Le conocí hace tiempo. Era pequeño y regordete. Pero los años no pasan en valde. Y a él le sucedió esa cosa que se llama adolescencia. Se estilizó, se le puso cara de hombre, se ahondó su hoyuelo, le salió bigote, de ese que es un primer esbozo. Él no quiere ir a la escuela. Hace rato que debería haberla terminado, pero él no quiere. Me doy cuenta de que ahora el camino es otro. Aún así trato de convencerle para que vaya, pero sé que es inútil. Ya demasiado grande, demasiada vergüenza en el desfase. Ahora el empeño ha de ser otro. Convencerle para que se conserve limpio como es. Para que huya de los líos que le acechan. Para que siga diciendo no a la pasta base. Para que encuentre algo que hacer y que le guste. Yo sé que él podrá porque es especial. Y si no, miren esto.
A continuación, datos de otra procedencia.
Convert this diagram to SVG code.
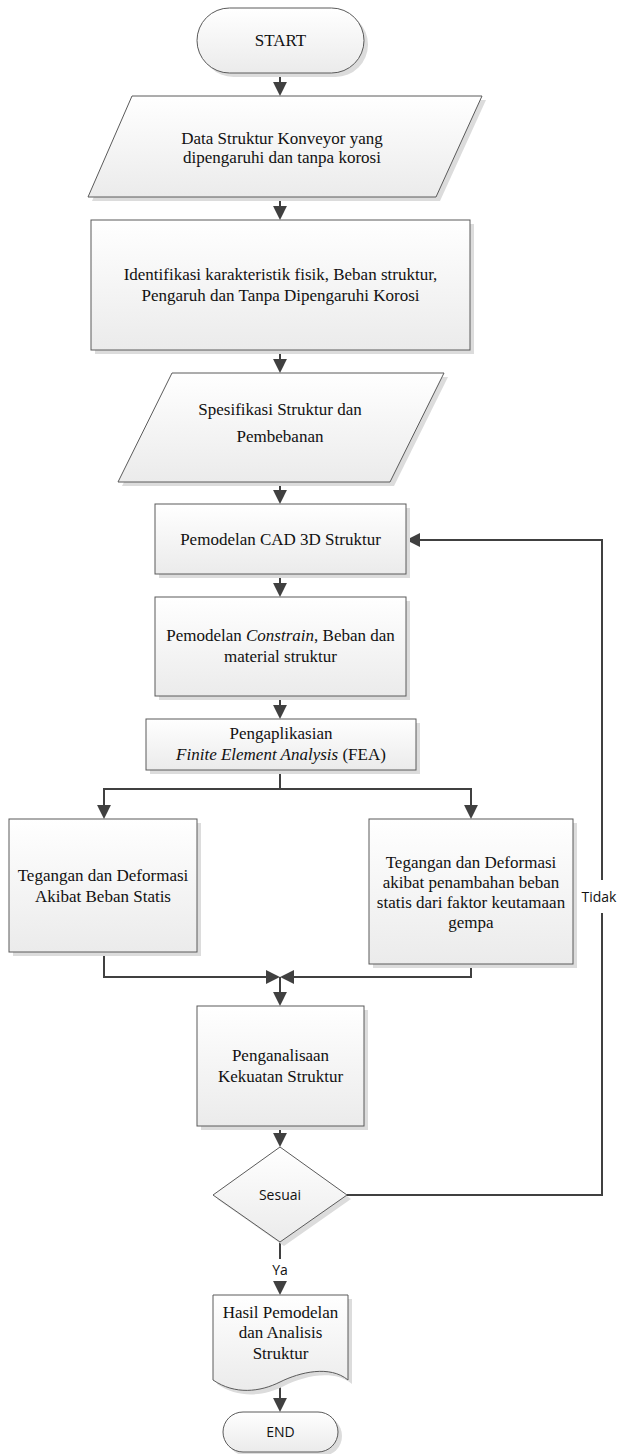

Lo encuentro en la noche montevideana. Yo sentada en un banco, en la Plaza del Entrevero, conversando con otro ser hermoso. De repente pasa él, me reconoce y se para. Nosotras le invitamos a sentarse. Lo hace y empezamos a conversar. Ella comenta - detrás de aquellos edificios está la luna escondida. Dentro de un rato se verá - Joaquín se queja porque aún no la puede ver. Le digo, - cuando te vayas, si vas hacia aquel lado y te das la vuelta, la verás -. Me mira y no dice nada más. Seguimos conversando de otras cosas largo rato, hasta que decide irse. Nos despedimos con un beso y un abrazo. Él comienza a caminar. Le miro alejarse. De repente, se da la vuelta y busca la luna. La mira, se sorprende y en la lejanía, nos busca a nosotras, para sonreírnos y señalarnos ese redondel blanco, como diciéndonos - ¡ahí está! -. Nosotras levantamos los brazos, -¡sí, ahí está!- Él queda rato mirándola, sigue caminando, la vuelve a mirar, nos dedica una última mirada y con un adiós y se pierde en la noche.
Montevideo. Joaquín. La luna. El banco. La Plaza. La compañía. Yo. El camino que sigue.